(Dataset content):

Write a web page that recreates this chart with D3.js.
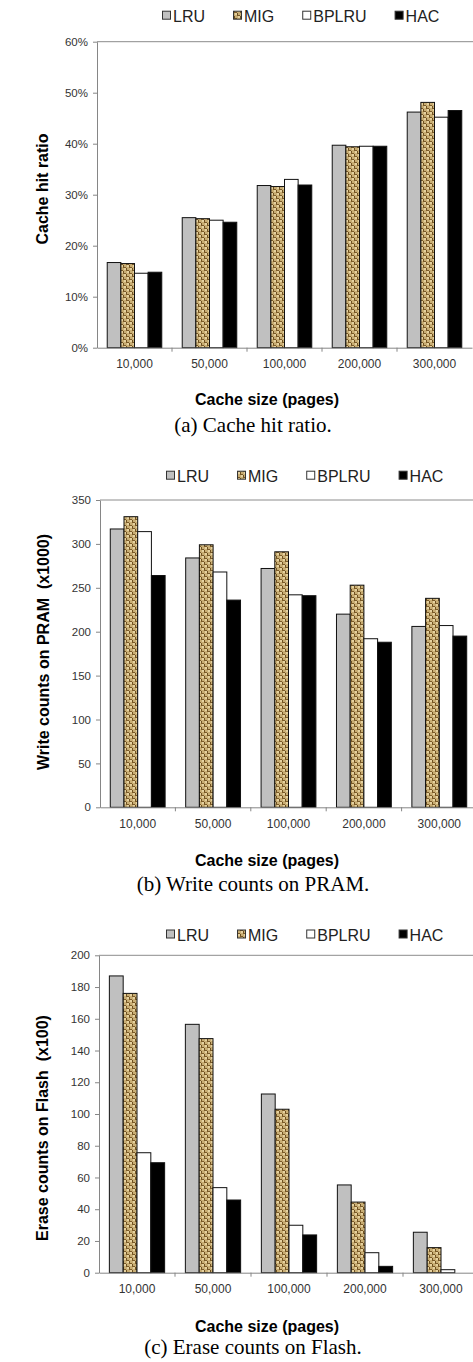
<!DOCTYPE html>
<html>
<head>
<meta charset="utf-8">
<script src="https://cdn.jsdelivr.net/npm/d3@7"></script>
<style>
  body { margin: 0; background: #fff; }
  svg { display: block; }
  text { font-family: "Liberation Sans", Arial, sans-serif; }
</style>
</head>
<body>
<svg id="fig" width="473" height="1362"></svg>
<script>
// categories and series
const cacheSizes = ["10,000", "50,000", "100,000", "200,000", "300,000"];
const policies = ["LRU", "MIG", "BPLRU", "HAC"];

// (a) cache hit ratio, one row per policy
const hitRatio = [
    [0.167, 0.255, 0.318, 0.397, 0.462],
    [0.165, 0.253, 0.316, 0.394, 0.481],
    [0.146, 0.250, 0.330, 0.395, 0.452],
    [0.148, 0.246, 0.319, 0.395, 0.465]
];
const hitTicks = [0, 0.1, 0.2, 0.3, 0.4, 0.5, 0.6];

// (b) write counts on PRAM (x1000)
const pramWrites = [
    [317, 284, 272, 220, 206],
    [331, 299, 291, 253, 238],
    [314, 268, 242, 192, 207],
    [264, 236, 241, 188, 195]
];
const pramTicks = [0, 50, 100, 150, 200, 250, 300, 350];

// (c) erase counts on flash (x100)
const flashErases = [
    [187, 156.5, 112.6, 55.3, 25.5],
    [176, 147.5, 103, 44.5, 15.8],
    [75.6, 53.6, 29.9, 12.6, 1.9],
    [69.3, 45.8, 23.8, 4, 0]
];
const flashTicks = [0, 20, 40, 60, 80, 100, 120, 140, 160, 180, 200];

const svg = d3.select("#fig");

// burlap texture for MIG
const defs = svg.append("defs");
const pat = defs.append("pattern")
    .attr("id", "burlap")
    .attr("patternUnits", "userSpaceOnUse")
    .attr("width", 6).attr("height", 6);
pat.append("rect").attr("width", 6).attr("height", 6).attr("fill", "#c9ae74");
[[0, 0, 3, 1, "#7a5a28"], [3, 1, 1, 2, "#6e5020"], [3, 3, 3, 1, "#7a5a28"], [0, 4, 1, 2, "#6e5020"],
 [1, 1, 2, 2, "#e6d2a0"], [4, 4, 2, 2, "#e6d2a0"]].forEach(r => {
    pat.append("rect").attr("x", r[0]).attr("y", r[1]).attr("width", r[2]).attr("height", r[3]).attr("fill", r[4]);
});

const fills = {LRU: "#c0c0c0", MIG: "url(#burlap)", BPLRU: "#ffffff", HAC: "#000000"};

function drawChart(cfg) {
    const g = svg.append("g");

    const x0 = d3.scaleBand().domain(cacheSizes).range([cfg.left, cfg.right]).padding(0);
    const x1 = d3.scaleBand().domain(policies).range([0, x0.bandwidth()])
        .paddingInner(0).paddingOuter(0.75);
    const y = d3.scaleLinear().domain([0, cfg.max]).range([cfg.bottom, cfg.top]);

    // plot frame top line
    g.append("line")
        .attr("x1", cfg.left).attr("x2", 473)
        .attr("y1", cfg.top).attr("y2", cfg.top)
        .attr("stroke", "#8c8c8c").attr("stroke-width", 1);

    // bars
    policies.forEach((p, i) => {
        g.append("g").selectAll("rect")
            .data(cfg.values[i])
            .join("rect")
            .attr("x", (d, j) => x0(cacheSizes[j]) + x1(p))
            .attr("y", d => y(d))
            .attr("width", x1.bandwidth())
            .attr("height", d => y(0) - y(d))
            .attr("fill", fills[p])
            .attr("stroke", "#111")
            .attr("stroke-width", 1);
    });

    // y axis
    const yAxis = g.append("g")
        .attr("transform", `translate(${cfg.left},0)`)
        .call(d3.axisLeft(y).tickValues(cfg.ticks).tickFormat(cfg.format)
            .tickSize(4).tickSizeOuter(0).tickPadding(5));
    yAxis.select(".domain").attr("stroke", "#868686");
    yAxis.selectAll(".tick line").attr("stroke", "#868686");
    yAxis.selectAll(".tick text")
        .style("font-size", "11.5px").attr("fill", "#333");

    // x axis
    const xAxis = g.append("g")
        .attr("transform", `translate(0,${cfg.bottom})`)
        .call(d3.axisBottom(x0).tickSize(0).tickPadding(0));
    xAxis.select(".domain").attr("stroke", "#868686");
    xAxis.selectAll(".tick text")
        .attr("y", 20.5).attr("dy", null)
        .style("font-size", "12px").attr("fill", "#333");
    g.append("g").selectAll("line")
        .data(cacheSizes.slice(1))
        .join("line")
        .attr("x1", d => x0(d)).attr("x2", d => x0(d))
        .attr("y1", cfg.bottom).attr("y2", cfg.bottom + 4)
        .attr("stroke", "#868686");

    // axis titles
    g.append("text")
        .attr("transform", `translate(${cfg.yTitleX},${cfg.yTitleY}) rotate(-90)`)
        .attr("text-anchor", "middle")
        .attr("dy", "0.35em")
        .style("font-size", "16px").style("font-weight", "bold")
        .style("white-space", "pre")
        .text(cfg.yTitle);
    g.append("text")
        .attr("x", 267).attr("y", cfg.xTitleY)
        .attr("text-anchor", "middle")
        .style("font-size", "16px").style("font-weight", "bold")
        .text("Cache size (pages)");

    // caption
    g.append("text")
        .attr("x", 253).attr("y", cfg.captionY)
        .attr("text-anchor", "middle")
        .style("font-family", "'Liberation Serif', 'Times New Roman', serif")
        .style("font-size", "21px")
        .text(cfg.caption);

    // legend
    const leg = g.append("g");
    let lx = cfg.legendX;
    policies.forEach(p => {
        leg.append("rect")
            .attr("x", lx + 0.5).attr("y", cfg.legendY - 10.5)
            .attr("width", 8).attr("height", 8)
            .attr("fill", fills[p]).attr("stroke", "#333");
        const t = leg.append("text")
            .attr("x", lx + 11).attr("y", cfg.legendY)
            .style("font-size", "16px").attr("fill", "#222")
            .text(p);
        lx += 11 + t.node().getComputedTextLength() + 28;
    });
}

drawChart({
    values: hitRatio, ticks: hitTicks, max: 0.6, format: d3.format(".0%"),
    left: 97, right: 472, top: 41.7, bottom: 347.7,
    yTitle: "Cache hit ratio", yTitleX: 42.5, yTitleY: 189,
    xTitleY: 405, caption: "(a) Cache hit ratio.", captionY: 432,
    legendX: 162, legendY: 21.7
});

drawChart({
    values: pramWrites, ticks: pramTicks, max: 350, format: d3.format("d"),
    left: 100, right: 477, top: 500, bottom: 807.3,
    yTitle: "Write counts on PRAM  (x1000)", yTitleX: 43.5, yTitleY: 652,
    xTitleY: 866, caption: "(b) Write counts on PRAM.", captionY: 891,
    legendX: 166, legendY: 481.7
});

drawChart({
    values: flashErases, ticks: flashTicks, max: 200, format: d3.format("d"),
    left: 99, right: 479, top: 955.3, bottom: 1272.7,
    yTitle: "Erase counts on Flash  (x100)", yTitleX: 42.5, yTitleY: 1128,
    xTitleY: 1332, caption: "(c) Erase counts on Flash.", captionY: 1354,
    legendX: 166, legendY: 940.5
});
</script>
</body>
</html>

(Task brief):
Restate the material word for word from its first line through the line containing "const pramTicks = [0, 50, 100, 150, 200, 250, 300, 350];", both included; the pictures do not belong in it.

(Task response):
Write a web page that recreates this chart with D3.js.
<!DOCTYPE html>
<html>
<head>
<meta charset="utf-8">
<script src="https://cdn.jsdelivr.net/npm/d3@7"></script>
<style>
  body { margin: 0; background: #fff; }
  svg { display: block; }
  text { font-family: "Liberation Sans", Arial, sans-serif; }
</style>
</head>
<body>
<svg id="fig" width="473" height="1362"></svg>
<script>
// categories and series
const cacheSizes = ["10,000", "50,000", "100,000", "200,000", "300,000"];
const policies = ["LRU", "MIG", "BPLRU", "HAC"];

// (a) cache hit ratio, one row per policy
const hitRatio = [
    [0.167, 0.255, 0.318, 0.397, 0.462],
    [0.165, 0.253, 0.316, 0.394, 0.481],
    [0.146, 0.250, 0.330, 0.395, 0.452],
    [0.148, 0.246, 0.319, 0.395, 0.465]
];
const hitTicks = [0, 0.1, 0.2, 0.3, 0.4, 0.5, 0.6];

// (b) write counts on PRAM (x1000)
const pramWrites = [
    [317, 284, 272, 220, 206],
    [331, 299, 291, 253, 238],
    [314, 268, 242, 192, 207],
    [264, 236, 241, 188, 195]
];
const pramTicks = [0, 50, 100, 150, 200, 250, 300, 350];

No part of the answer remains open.